Bida glass beads (Nupe drawn-glass industry)
Wound and drawn glass beads produced by hereditary guild families in Bida, Niger State, representing one of the few documented indigenous African glass-bead industries.
The Bida glass industry is centred on the efu guild -- hereditary glassworking families in the emirate city of Bida, Niger State -- who produce wound and drawn beads as well as small glass vessels using recycled glass remelted in clay furnaces. The industry is documented from at least the eighteenth century and survived colonial disruption, making Bida one of a handful of sub-Saharan locations with a continuous, named local bead-production tradition. Characteristic bead types appear in translucent greens, turquoise blues, and amber tones, with gentle colour striations along the bead axis and slight surface irregularity distinguishing them from the uniform surfaces of industrially made trade beads.

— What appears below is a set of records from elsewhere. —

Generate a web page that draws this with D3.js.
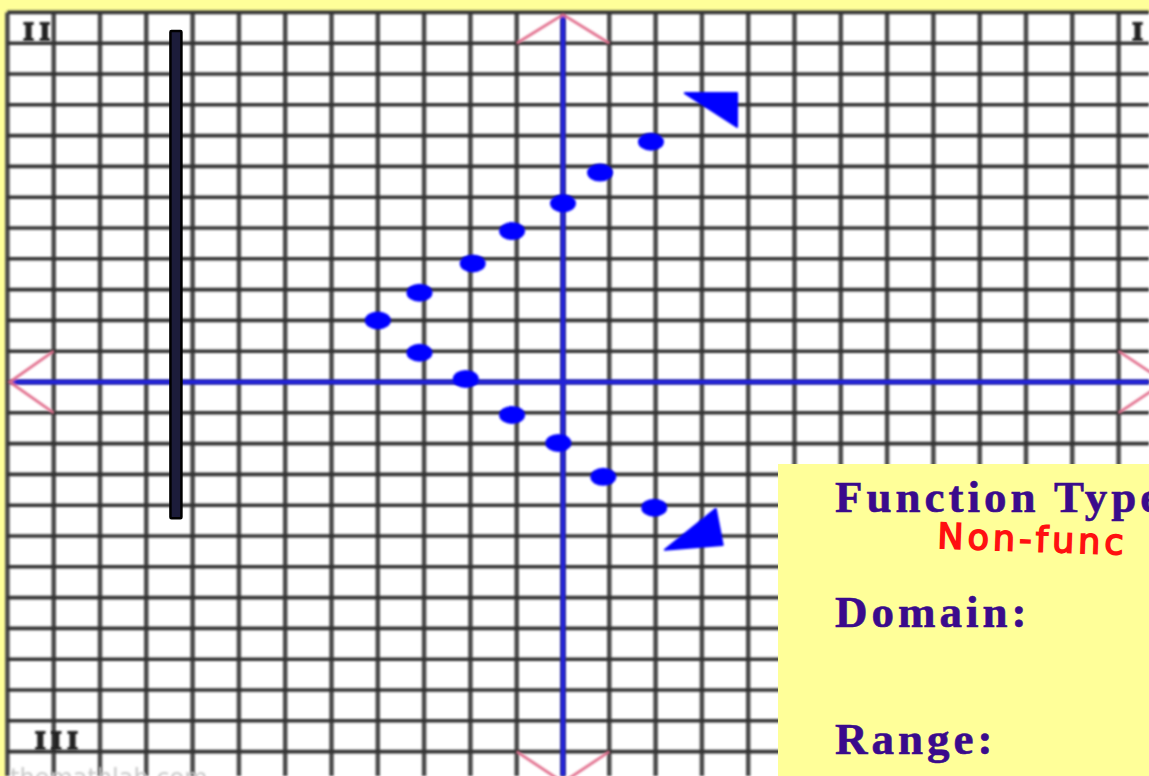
<!DOCTYPE html>
<html>
<head>
<meta charset="utf-8">
<script src="https://cdn.jsdelivr.net/npm/d3@7"></script>
<style>
  html, body { margin: 0; padding: 0; background: #ffff99; }
  svg { display: block; }
</style>
</head>
<body>
<svg id="chart" width="1149" height="776"></svg>
<script>
// ---- data (graph units) ----
const gridX = d3.range(-12, 13);          // vertical grid lines
const gridY = d3.range(-13, 13);          // horizontal grid lines
const upperPoints = [[-3.1, 2.9], [-1.95, 3.85], [-1.1, 4.9], [0, 5.8], [0.8, 6.8], [1.9, 7.8]];
const lowerPoints = [[-4, 2], [-3.1, 0.95], [-2.1, 0.1], [-1.1, -1.07], [-0.1, -1.98], [0.87, -3.08], [1.97, -4.08]];
const upperArrow = [[2.63, 9.38], [3.76, 9.38], [3.76, 8.28]];
const lowerArrow = [[2.2, -5.45], [3.3, -4.12], [3.45, -5.29]];
const vLineTest = { x: -8.36, top: 11.4, bottom: -4.42 };
const axisArrows = [
  [[-1, 11], [0, 11.93], [1, 11]],
  [[-11, 1], [-11.95, 0], [-11, -1]],
  [[12, 1], [13, 0], [12, -1]],
  [[-1, -12], [0, -13], [1, -12]]
];
const quadrantLabels = [
  { text: "II", x: -11.65, y: 11.12 },
  { text: "I", x: 12.3, y: 11.12 },
  { text: "III", x: -11.4, y: -11.92 }
];
const boxLabels = ["Function Type:", "Domain:", "Range:"];
const handNote = "Non-func";

// ---- scales ----
const W = 1149, H = 776;
const x = d3.scaleLinear().domain([-12, 12]).range([7.4, 1118.6]);
const y = d3.scaleLinear().domain([12, -12]).range([12.4, 751.6]);

const svg = d3.select("#chart");
const defs = svg.append("defs");
defs.append("filter").attr("id", "soft")
  .attr("x", "-5%").attr("y", "-5%").attr("width", "110%").attr("height", "110%")
  .append("feGaussianBlur").attr("stdDeviation", 0.9);

// background
svg.append("rect").attr("width", W).attr("height", H).attr("fill", "#ffff99");
svg.append("rect").attr("x", x(-12)).attr("y", y(12))
  .attr("width", W - x(-12)).attr("height", H - y(12)).attr("fill", "#ffffff");

// grid
const grid = svg.append("g").attr("filter", "url(#soft)");
grid.selectAll("line.v").data(gridX).join("line")
  .attr("class", "v")
  .attr("x1", d => x(d)).attr("x2", d => x(d))
  .attr("y1", y(12)).attr("y2", H)
  .attr("stroke", "#4a4a4a").attr("stroke-width", 4.5);
grid.selectAll("line.h").data(gridY).join("line")
  .attr("class", "h")
  .attr("x1", x(-12)).attr("x2", W)
  .attr("y1", d => y(d)).attr("y2", d => y(d))
  .attr("stroke", "#303030").attr("stroke-width", 3.6);

// quadrant labels
svg.selectAll("text.q").data(quadrantLabels).join("text")
  .attr("class", "q")
  .attr("x", d => x(d.x)).attr("y", d => y(d.y))
  .attr("font-family", "Liberation Serif, serif").attr("font-weight", "bold")
  .attr("font-size", 26).attr("letter-spacing", 6).attr("fill", "#222")
  .attr("stroke", "#222").attr("stroke-width", 2)
  .attr("filter", "url(#soft)")
  .text(d => d.text);

// watermark
svg.append("text").attr("x", 10).attr("y", 786)
  .attr("font-family", "DejaVu Sans, sans-serif").attr("font-size", 24)
  .attr("fill", "#c8c8c8").attr("filter", "url(#soft)")
  .text("themathlab.com");

// axes
const axes = svg.append("g").attr("filter", "url(#soft)");
axes.append("line").attr("x1", x(-11.95)).attr("x2", W).attr("y1", y(0)).attr("y2", y(0))
  .attr("stroke", "#2222d8").attr("stroke-width", 5);
axes.append("line").attr("x1", x(0)).attr("x2", x(0)).attr("y1", y(11.93)).attr("y2", H)
  .attr("stroke", "#2222d8").attr("stroke-width", 5);
const line = d3.line().x(d => x(d[0])).y(d => y(d[1]));
axes.selectAll("path.arr").data(axisArrows).join("path")
  .attr("class", "arr").attr("d", line)
  .attr("fill", "none").attr("stroke", "#e2708e").attr("stroke-width", 2.8);

// vertical line test bar
svg.append("rect")
  .attr("x", x(vLineTest.x) - 5.5).attr("y", y(vLineTest.top))
  .attr("width", 11).attr("height", y(vLineTest.bottom) - y(vLineTest.top))
  .attr("fill", "#1c1c3a").attr("stroke", "#000").attr("stroke-width", 2.5)
  .attr("rx", 1);

// points
const pts = svg.append("g").attr("filter", "url(#soft)");
pts.selectAll("ellipse").data(upperPoints.concat(lowerPoints)).join("ellipse")
  .attr("cx", d => x(d[0])).attr("cy", d => y(d[1]))
  .attr("rx", 13).attr("ry", 9).attr("fill", "#0000ff");
pts.selectAll("path.tri").data([upperArrow, lowerArrow]).join("path")
  .attr("class", "tri").attr("d", d => line(d) + "Z")
  .attr("fill", "#0000ff").attr("stroke", "#0000ff").attr("stroke-width", 2)
  .attr("stroke-linejoin", "round");

// info box
const box = svg.append("g");
box.append("rect").attr("x", 778).attr("y", 464).attr("width", W - 778).attr("height", H - 464)
  .attr("fill", "#ffff99");
const baselines = [512, 627, 754];
box.selectAll("text.lbl").data(boxLabels).join("text")
  .attr("class", "lbl")
  .attr("x", 835).attr("y", (d, i) => baselines[i])
  .attr("font-family", "Liberation Serif, 'Times New Roman', serif").attr("font-weight", "bold")
  .attr("font-size", 45).attr("letter-spacing", 4).attr("fill", "#3a0b8c")
  .attr("stroke", "#3a0b8c").attr("stroke-width", 0.6)
  .text(d => d);
box.append("text").attr("x", 937).attr("y", 548)
  .attr("font-family", "DejaVu Sans, sans-serif").attr("font-size", 35)
  .attr("letter-spacing", 4).attr("fill", "#ff1010")
  .attr("stroke", "#ff1010").attr("stroke-width", 1.6)
  .attr("transform", "rotate(2 937 548)")
  .text(handNote);
</script>
</body>
</html>
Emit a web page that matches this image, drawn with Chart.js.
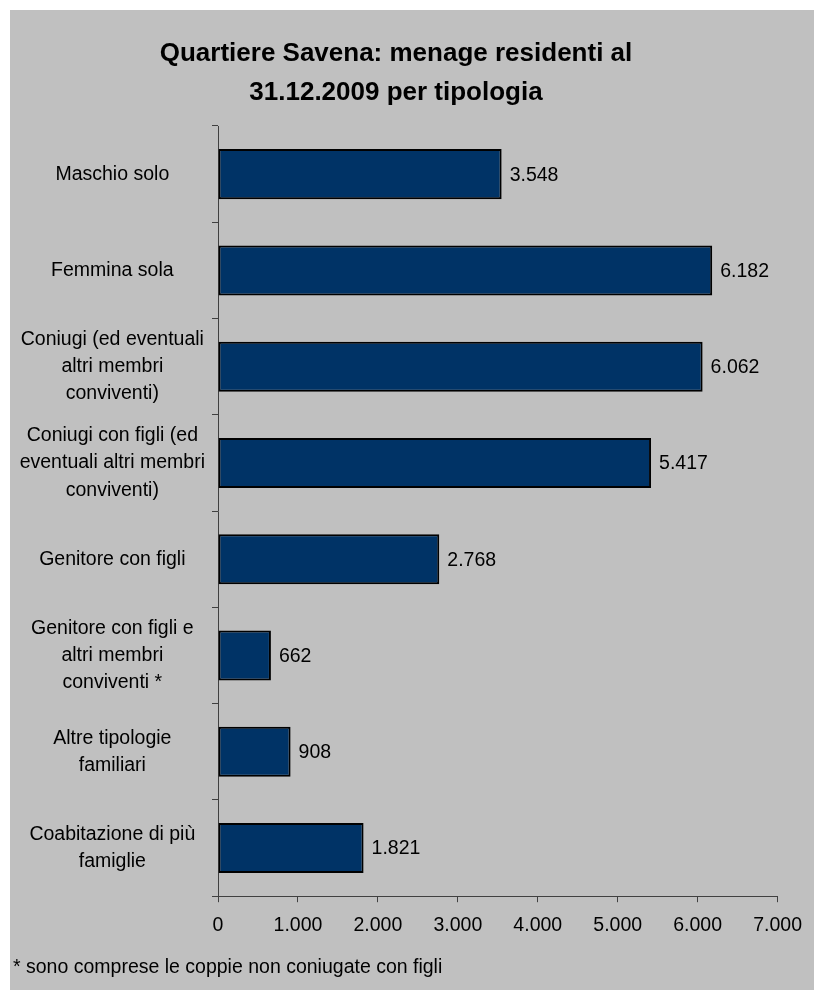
<!DOCTYPE html>
<html lang="it">
<head>
<meta charset="utf-8">
<title>Quartiere Savena: menage residenti al 31.12.2009 per tipologia</title>
<script src="https://cdn.jsdelivr.net/npm/chart.js@4/dist/chart.umd.min.js"></script>
<style>
  html, body { margin: 0; padding: 0; background: #ffffff; }
  .riquadro {
    position: absolute;
    left: 10px;
    top: 10px;
    width: 804px;
    height: 980px;
    background: #c0c0c0;
  }
</style>
</head>
<body>
<div class="riquadro">
  <canvas id="grafico-menage"></canvas>
</div>
<script>
// tipologie di menage (righe del grafico)
const tipologie = [
  'Maschio solo',
  'Femmina sola',
  ['Coniugi (ed eventuali', 'altri membri', 'conviventi)'],
  ['Coniugi con figli (ed', 'eventuali altri membri', 'conviventi)'],
  'Genitore con figli',
  ['Genitore con figli e', 'altri membri', 'conviventi *'],
  ['Altre tipologie', 'familiari'],
  ['Coabitazione di più', 'famiglie']
];
// numero di menage residenti
const menage = [3548, 6182, 6062, 5417, 2768, 662, 908, 1821];
// asse dei valori
const asseMin = 0;
const asseMax = 7000;
const passoAsse = 1000;

const titolo = ['Quartiere Savena: menage residenti al', '31.12.2009 per tipologia'];
const nota = '* sono comprese le coppie non coniugate con figli';

const FONT = 'Arial, "Liberation Sans", Helvetica, sans-serif';
const colAsse = '#404040';

// separatore delle migliaia con il punto
function formatta(n) {
  return String(Math.round(n)).replace(/\B(?=(\d{3})+(?!\d))/g, '.');
}

// scrive il valore a destra di ogni barra
const etichetteValori = {
  id: 'etichetteValori',
  afterDatasetsDraw(chart) {
    const ctx = chart.ctx;
    const meta = chart.getDatasetMeta(0);
    ctx.save();
    ctx.font = '19.5px ' + FONT;
    ctx.fillStyle = '#000000';
    ctx.textAlign = 'left';
    ctx.textBaseline = 'middle';
    meta.data.forEach((barra, i) => {
      ctx.fillText(formatta(menage[i]), barra.x + 8, barra.y + 1);
    });
    ctx.restore();
  }
};

window.onload = function () {
  const ctx = document.getElementById('grafico-menage').getContext('2d');
  new Chart(ctx, {
    type: 'bar',
    data: {
      labels: tipologie,
      datasets: [{
        data: menage,
        backgroundColor: '#003366',
        borderColor: '#000000',
        borderWidth: 2,
        borderSkipped: false,
        categoryPercentage: 1,
        barPercentage: 0.52
      }]
    },
    options: {
      indexAxis: 'y',
      responsive: true,
      maintainAspectRatio: false,
      animation: false,
      layout: { padding: { left: 3, right: 35, top: 0, bottom: 0 } },
      plugins: {
        legend: { display: false },
        tooltip: { enabled: false },
        title: {
          display: true,
          text: titolo,
          color: '#000000',
          font: { family: FONT, size: 26, weight: 'bold', lineHeight: 1.5 },
          padding: { top: 24, bottom: 14 }
        },
        subtitle: {
          display: true,
          text: nota,
          position: 'bottom',
          align: 'start',
          color: '#000000',
          font: { family: FONT, size: 19.5, lineHeight: 1.2 },
          padding: { top: 6, bottom: 11 }
        }
      },
      scales: {
        x: {
          min: asseMin,
          max: asseMax,
          border: { color: colAsse, width: 1 },
          grid: { drawOnChartArea: false, tickLength: 6, color: colAsse },
          ticks: {
            stepSize: passoAsse,
            color: '#000000',
            padding: 12,
            maxRotation: 0,
            font: { family: FONT, size: 19.5, lineHeight: 1.2 },
            callback: (v) => formatta(v)
          }
        },
        y: {
          border: { color: colAsse, width: 1 },
          grid: { drawOnChartArea: false, offset: true, tickLength: 6, color: colAsse },
          ticks: {
            color: '#000000',
            crossAlign: 'center',
            padding: 7,
            font: { family: FONT, size: 19.5, lineHeight: 1.4 }
          },
          afterFit(scala) {
            scala.width = 205;
          }
        }
      }
    },
    plugins: [etichetteValori]
  });
};
</script>
</body>
</html>
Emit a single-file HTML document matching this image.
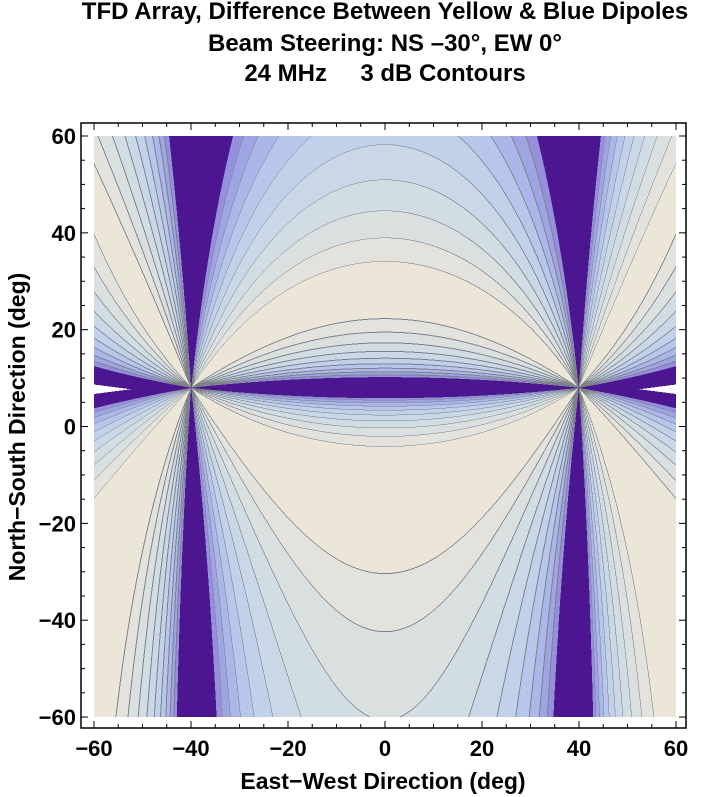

Within Nupe society and across the wider central-Nigerian trade network, Bida beads functioned as prestige objects, bridewealth items, and currency substitutes, as documented by S.F. Nadel in A Black Byzantium (1942). Their collectibility rests on their status as a localised, historically grounded material culture product rather than an import, and on the relative difficulty of securely dating examples -- a task that depends on comparative collection reference and physical analysis rather than stylistic criteria alone. The efu guild's hereditary transmission of furnace technique gives the production a social depth directly analogous to the Nupe woodcarving and metalworking guilds.